In contrast, the Bush Administration follows the interpretation of unitary Presidential power that allows the President to do essentially anything he pleases without limitation and without any effective checks or balances in the exercise of that discretion, short of impeachment. Under that interpretation, firing US Attorneys because they have successfully prosecuted GOP financial supporters and key allies is perfectly acceptable. The concept of “equal justice under the law” does not protect the traditional independence that US Attorneys have maintained in the past. For example, removal by Bush of a female appointee because he preferred a man in the position would not be subject to challenge, despite the US laws against gender discrimination. It is enough that the President no longer wants the appointee in the position. His reason for removal is unconstrained and irrelevant because he is not answerable for his motives.

In addition, there are very different sets of values with regard to “right and wrong.” We have been given a view of the disconnect in this arena by the Downing Street Memos [pretext for iraq invasion], the revelation of the Gonzalez Memo regarding acceptability of torture as an interrogation tactic respecting prisoners or detainees in the Bush War on Terror [violations of International Law and Geneva Conventions], the revelation of extraordinary renditions [violations of human rights and International Law], documented abuses of domestic surveillance authority[violations of US laws] and a litany of other similar instances. In summary, the concept of what is “wrong” held by George W, Bush and his subordinates does not comport with what the majority of this country, regardless of religion, gender, race or socioeconomic status believe to be improper and unethical. The same could probably be said of the rest of the world.

Consequently, it makes perfect sense that the White House would offer to permit aides to speak with Congressional investigators into the firing of US Attorneys only if such discussions occurred in private, without being under oath and without transcripts. We have seen a number of instances where Bush Administration operatives have knowingly and deliberately lied to members of Congress, and the American people, in order to further their political agenda or to shield the Administration from criminal prosecution [See Gonzalez Memo]. Indeed the current furor over the firings has been sparked by misrepresentations and differing accounts of the basis or circumstances of for the removals offered to Congress under oath. So it makes perfect sense that the Administration would not permit aides to come before Congressional investigators unless they are unburdened by the constraint of having to tell the truth and be held accountable for the veracity of their testimony.
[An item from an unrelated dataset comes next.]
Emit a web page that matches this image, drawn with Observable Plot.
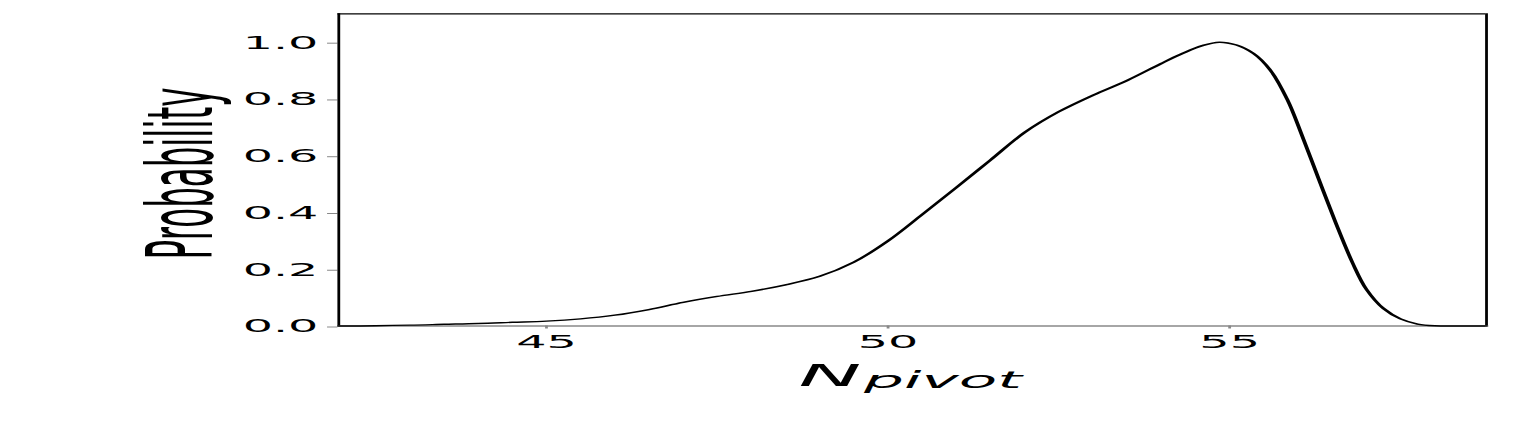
<!DOCTYPE html>
<html><head><meta charset="utf-8">
<script src="https://cdn.jsdelivr.net/npm/d3@7"></script>
<script src="https://cdn.jsdelivr.net/npm/@observablehq/plot@0.6"></script>
<style>body{margin:0;background:#fff;overflow:hidden;}</style>
</head><body><div id="chart"></div>
<script>
// Data
const nPivot = [41.96, 42.5, 43.0, 43.5, 44.0, 44.5, 45.0, 45.5, 46.0, 46.5, 47.0, 47.5, 48.0, 48.5, 49.0, 49.5, 50.0, 50.5, 51.0, 51.5, 52.0, 52.5, 53.0, 53.5, 54.0, 54.3, 54.6, 54.85, 55.1, 55.35, 55.6, 55.85, 56.05, 56.3, 56.55, 56.8, 57.0, 57.25, 57.5, 57.75, 58.0, 58.3, 58.76];
const probability = [0.000, 0.001, 0.003, 0.006, 0.009, 0.013, 0.017, 0.025, 0.038, 0.058, 0.083, 0.104, 0.122, 0.145, 0.175, 0.225, 0.300, 0.393, 0.488, 0.585, 0.682, 0.755, 0.813, 0.865, 0.925, 0.959, 0.988, 1.000, 0.990, 0.960, 0.900, 0.795, 0.677, 0.52, 0.365, 0.222, 0.13, 0.062, 0.025, 0.007, 0.001, 0.000, 0.000];
const xTicks = [45, 50, 55];
const yTicks = [0.0, 0.2, 0.4, 0.6, 0.8, 1.0];
const xDomain = [41.96, 58.76];
const yDomain = [0, 1.1];
const yLabel = "Probability";
const xLabelMain = "N";
const xLabelSub = "pivot";

const W = 1527, H = 436, S = 2.8;
const W0 = W / S;
const data = nPivot.map((x, i) => ({x, y: probability[i]}));

const svg = Plot.plot({
  width: W0,
  height: H,
  marginLeft: 120.5,
  marginRight: W0 - 530.4,
  marginTop: 13.3,
  marginBottom: H - 325.5,
  style: {fontFamily: "DejaVu Sans", fontSize: "17px", color: "#000", background: "#fff"},
  x: {domain: xDomain, label: null},
  y: {domain: yDomain, label: null},
  marks: [
    Plot.axisX({ticks: xTicks, tickSize: 3, tickPadding: 6.6, stroke: "#888", fill: "#000", label: null, tickFormat: d3.format("d")}),
    Plot.axisY({ticks: yTicks, tickSize: 3.7, tickPadding: 3.6, stroke: "#888", fill: "#000", label: null, tickFormat: d3.format(".1f"), dy: 1}),
    Plot.ruleY([yDomain[0]], {stroke: "#888", strokeWidth: 1.3}),
    Plot.ruleY([yDomain[1]], {stroke: "#000", strokeWidth: 1.3}),
    Plot.ruleX([xDomain[0]], {stroke: "#000", strokeWidth: 1}),
    Plot.ruleX([xDomain[1]], {stroke: "#000", strokeWidth: 1}),
    Plot.line(data, {x: "x", y: "y", stroke: "#000", strokeWidth: 1.4, curve: "catmull-rom"}),
    Plot.text([yLabel], {frameAnchor: "left", textAnchor: "middle", lineAnchor: "middle", rotate: -90, dx: -55.6, dy: 3.6, fontSize: 32.5, fill: "#000"}),
    Plot.text([xLabelMain], {frameAnchor: "bottom", textAnchor: "end", lineAnchor: "bottom", dx: -18.3, dy: 60, fontSize: 30, fontStyle: "italic", fill: "#000"}),
    Plot.text([xLabelSub], {frameAnchor: "bottom", textAnchor: "start", lineAnchor: "bottom", dx: -17.4, dy: 62, fontSize: 22.5, fontStyle: "italic", fill: "#000"})
  ]
});
svg.setAttribute("width", W);
svg.setAttribute("height", H);
svg.setAttribute("viewBox", `0 0 ${W0} ${H}`);
svg.setAttribute("preserveAspectRatio", "none");
svg.style.width = W + "px";
svg.style.height = H + "px";
svg.style.maxWidth = "none";
document.getElementById("chart").appendChild(svg);
</script>
</body></html>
Such latitude is often extended as a courtesy to Administration officials at the highest levels because of the sensitivity of certain issues and the desire to gain a better understanding and background into events that the Congress is investigating or policies it is weighing in proposed legislation. The presumption in those instances is that the Administration officials would be truthful and candid, and not intentionally mislead Congress. However, that latitude has traditionallybeen granted based upon a level of trust that has been earned. No such trust has been earned by the Bush Administration, and is definitely not warranted in a situation where the crisis at hand was precipitated by Administration officials lying to Congress.

If George W. Bush and Dick Cheney would deliberately deceive Congressional leaders and Special Prosecutor Fitzgerald in “unofficial” meetings regarding topics as important as the pretext for the invasion of Iraq and the violation of national security laws regarding the outing of a covert CIA operative, what is the probability that subordinates would be truthful in statements to Congress regarding the firing of US Attorneys? To the Bush administration, there is nothing “wrong” with lying to Congress, as long as you do not get caught and if it furthers a political objective of the President. The failure to communicate involves a differing set of ethical values and the difference between Adminstration situational ethics and public's basic concepts or right and wrong.